Rather than coke, Sheriff Ken Jenne’s department cooked the stats, wildly inflating the number “crimes solved” to make it seem as if BSO was clearing cases at twice the national average. Jenne was also cooking his own books. In 2007 he pleaded guilty to federal tax evasion and mail fraud.

Then came Sheriff Al Lamberti, whose officers were moonlighti­ng as hired muscle for Ponzi schemer Scott Rothstein.

Now we’ve got Israel, with connection­s to infamous political dirty trickster Roger Stone and with a penchant for putting his campaign operatives on the BSO payroll.

After 103 years of corruption, incompeten­ce and so many nefarious associatio­ns, it’s high time Broward depolitici­zed county law enforcemen­t. Replace political hackery with a system that hires a profession­al.
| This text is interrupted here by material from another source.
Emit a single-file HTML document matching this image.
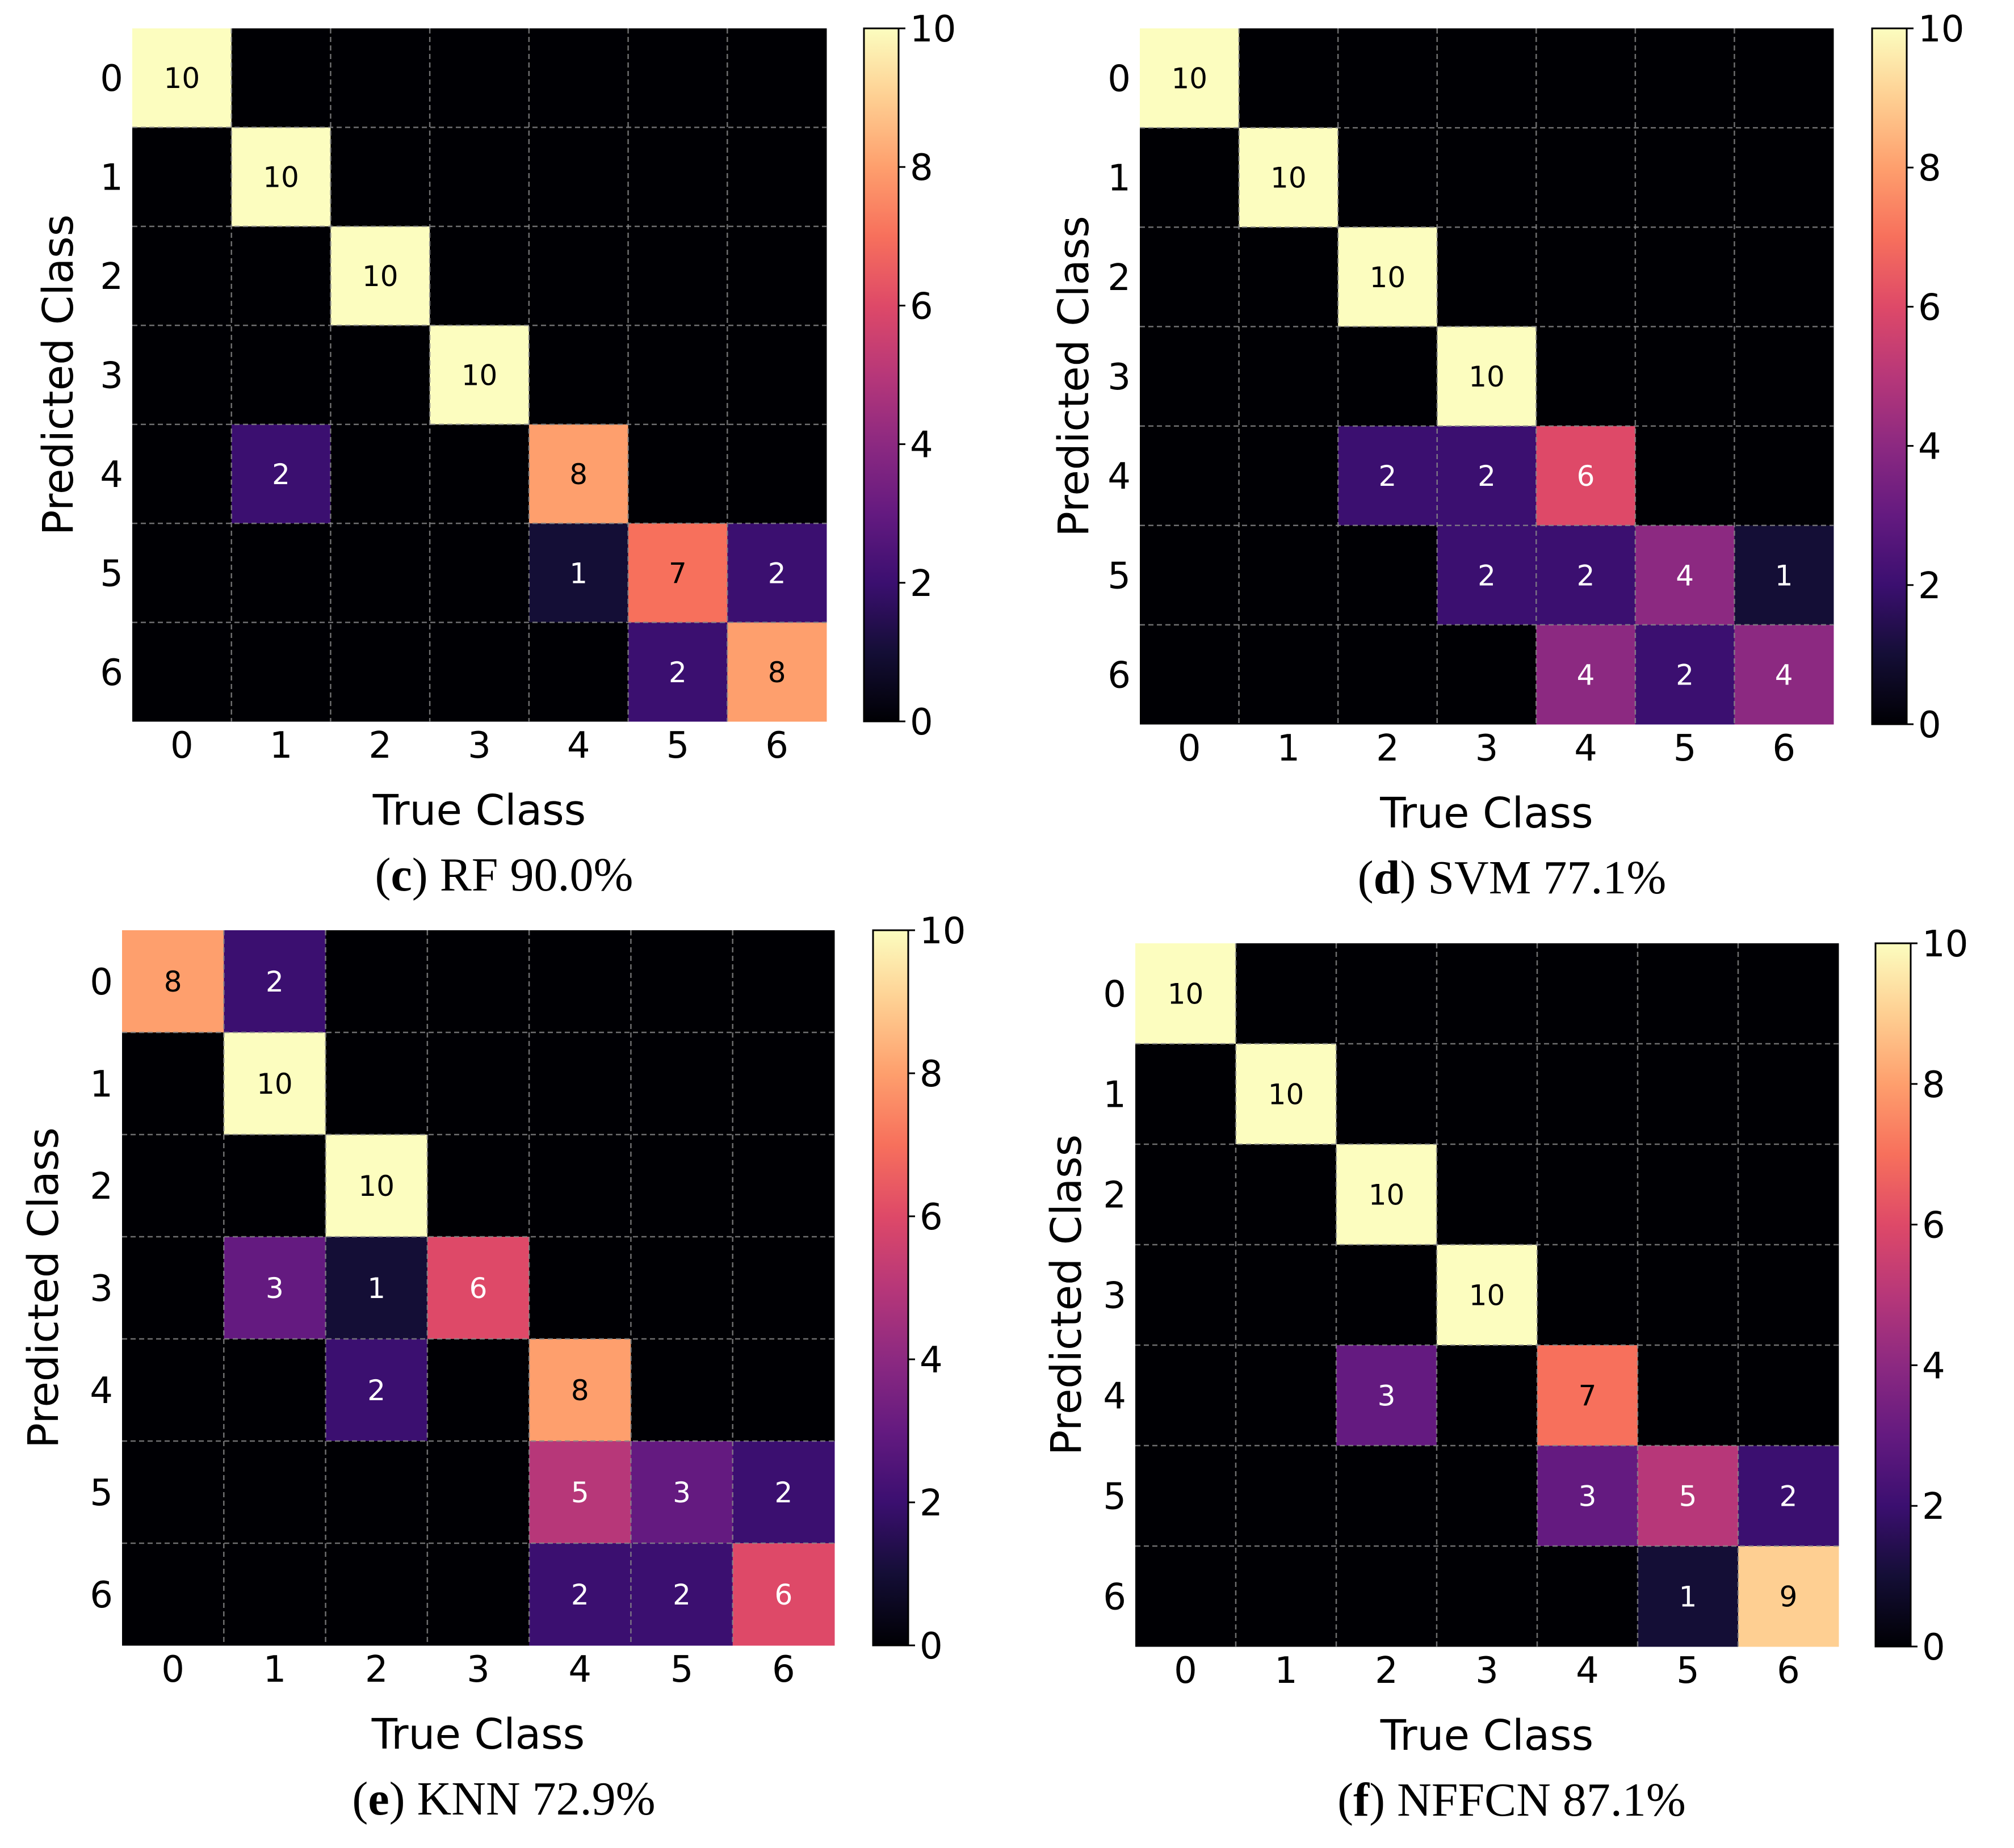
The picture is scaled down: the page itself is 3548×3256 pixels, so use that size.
<!DOCTYPE html>
<html><head><meta charset="utf-8"><style>
html,body{margin:0;padding:0;background:#fff;}
svg{display:block;}
</style></head><body>
<svg id="fig" width="3548" height="3256" viewBox="0 0 3548 3256" xmlns="http://www.w3.org/2000/svg"></svg>
<script>
const classLabels = ["0","1","2","3","4","5","6"];
const cbTicks = [0,2,4,6,8,10];
const rfValues = [
 [10,0,0,0,0,0,0],
 [0,10,0,0,0,0,0],
 [0,0,10,0,0,0,0],
 [0,0,0,10,0,0,0],
 [0,2,0,0,8,0,0],
 [0,0,0,0,1,7,2],
 [0,0,0,0,0,2,8]];
const svmValues = [
 [10,0,0,0,0,0,0],
 [0,10,0,0,0,0,0],
 [0,0,10,0,0,0,0],
 [0,0,0,10,0,0,0],
 [0,0,2,2,6,0,0],
 [0,0,0,2,2,4,1],
 [0,0,0,0,4,2,4]];
const knnValues = [
 [8,2,0,0,0,0,0],
 [0,10,0,0,0,0,0],
 [0,0,10,0,0,0,0],
 [0,3,1,6,0,0,0],
 [0,0,2,0,8,0,0],
 [0,0,0,0,5,3,2],
 [0,0,0,0,2,2,6]];
const nffcnValues = [
 [10,0,0,0,0,0,0],
 [0,10,0,0,0,0,0],
 [0,0,10,0,0,0,0],
 [0,0,0,10,0,0,0],
 [0,0,3,0,7,0,0],
 [0,0,0,0,3,5,2],
 [0,0,0,0,0,1,9]];
const captionLetters = ["c","d","e","f"];
const captionTexts = [" RF 90.0%"," SVM 77.1%"," KNN 72.9%"," NFFCN 87.1%"];

const layouts = [
 {x0:233,x1:1456,y0:50,y1:1271,cb0:1522,cb1:1583,yl:128,name:"rf",vals:rfValues},
 {x0:2008,x1:3230,y0:50,y1:1276,cb0:3298,cb1:3359,yl:1917,name:"svm",vals:svmValues},
 {x0:215,x1:1470,y0:1639,y1:2899,cb0:1538,cb1:1600,yl:102,name:"knn",vals:knnValues},
 {x0:2000,x1:3239,y0:1662,y1:2901,cb0:3304,cb1:3366,yl:1904,name:"nffcn",vals:nffcnValues}
];

const magma = ["#000004","#140e36","#3b0f70","#641a80","#8c2981","#b73779","#de4968","#f7705c","#fe9f6d","#fecf92","#fcfdbf"];
function hex(c){return [1,3,5].map(i=>parseInt(c.substr(i,2),16));}
function cmap(v){
  const t=Math.max(0,Math.min(1,v/10))*10, i=Math.min(9,Math.floor(t)), f=t-i;
  const a=hex(magma[i]), b=hex(magma[i+1]);
  return "rgb("+a.map((x,k)=>Math.round(x+(b[k]-x)*f)).join(",")+")";
}
const NS="http://www.w3.org/2000/svg";
const svg=document.getElementById("fig");
function el(tag,attrs,parent,text){
  const e=document.createElementNS(NS,tag);
  for(const k in attrs)e.setAttribute(k,attrs[k]);
  if(text!==undefined)e.textContent=text;
  (parent||svg).appendChild(e);return e;
}
const SANS='"DejaVu Sans","Liberation Sans",sans-serif';
const SERIF='"Liberation Serif",serif';
const defs=el("defs",{});
const grad=el("linearGradient",{id:"magmaGrad",x1:"0",y1:"1",x2:"0",y2:"0"},defs);
magma.forEach((c,i)=>el("stop",{offset:(i/10),"stop-color":c},grad));

layouts.forEach((L,p)=>{
  const g=el("g",{});
  
  
  const n=classLabels.length;
  const cw=(L.x1-L.x0)/n, ch=(L.y1-L.y0)/n;
  const xs=i=>L.x0+i*cw, ys=j=>L.y0+j*ch;
  for(let r=0;r<n;r++)for(let c=0;c<n;c++){
    const v=L.vals[r][c];
    const rect=el("rect",{x:xs(c),y:ys(r),width:cw+0.5,height:ch+0.5,fill:cmap(v)},g);
    
    
  }
  for(let i=1;i<n;i++){
    el("line",{x1:xs(i),y1:L.y0,x2:xs(i),y2:L.y1,stroke:"#8a8a8a","stroke-width":2.5,"stroke-dasharray":"9,6",opacity:0.8},g);
    el("line",{x1:L.x0,y1:ys(i),x2:L.x1,y2:ys(i),stroke:"#8a8a8a","stroke-width":2.5,"stroke-dasharray":"9,6",opacity:0.8},g);
  }
  for(let r=0;r<n;r++)for(let c=0;c<n;c++){
    const v=L.vals[r][c]; if(!v)continue;
    const t=el("text",{x:xs(c)+cw/2,y:ys(r)+ch/2+18,"text-anchor":"middle","font-family":SANS,"font-size":50,fill:v>=7?"#000":"#fff"},g,String(v));
    
    
  }
  classLabels.forEach((lab,i)=>{
    const tx=el("text",{x:xs(i)+cw/2,y:L.y1+64,"text-anchor":"middle","font-family":SANS,"font-size":64,fill:"#000"},g,lab);
    
    
    const ty=el("text",{x:L.x0-16,y:ys(i)+ch/2+23,"text-anchor":"end","font-family":SANS,"font-size":64,fill:"#000"},g,lab);
    
    
  });
  const xl=el("text",{x:(L.x0+L.x1)/2,y:L.y1+182,"text-anchor":"middle","font-family":SANS,"font-size":74,fill:"#000"},g,"True Class");
  
  
  const cy=(L.y0+L.y1)/2;
  const yl=el("text",{x:L.yl,y:cy,"text-anchor":"middle","font-family":SANS,"font-size":74,fill:"#000",transform:"rotate(-90 "+L.yl+" "+cy+")"},g,"Predicted Class");
  
  
  const cb=el("rect",{x:L.cb0,y:L.y0,width:L.cb1-L.cb0,height:L.y1-L.y0,fill:"url(#magmaGrad)",stroke:"#000","stroke-width":3},g);
  
  
  cbTicks.forEach(v=>{
    const y=L.y1-(v/10)*(L.y1-L.y0);
    el("line",{x1:L.cb1,y1:y,x2:L.cb1+12,y2:y,stroke:"#000","stroke-width":3},g);
    const t=el("text",{x:L.cb1+20,y:y+23,"font-family":SANS,"font-size":64,fill:"#000"},g,String(v));
    
    
  });
  const cap=el("text",{x:(L.x0+L.cb1)/2-20,y:L.y1+298,"text-anchor":"middle","font-family":SERIF,"font-size":84,fill:"#000"},g);
  
  
  el("tspan",{},cap,"(");
  el("tspan",{"font-weight":"bold"},cap,captionLetters[p]);
  el("tspan",{},cap,")"+captionTexts[p]);
});
</script>
</body></html>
Residents of Dade County (Miami-Dade) were similarly appalled by their string of crooked sheriffs, including Tal Buchanan, whose office was a virtual criminal empire, in league with the mob. He was Dade’s last sheriff. In 1966, the county voted to stop electing sheriffs and hire a pro.

Sure, the pols hounding Sheriff Israel are disingenuo­us, but they’ve provided Broward the pretext we need to ditch a long tainted anachronis­m.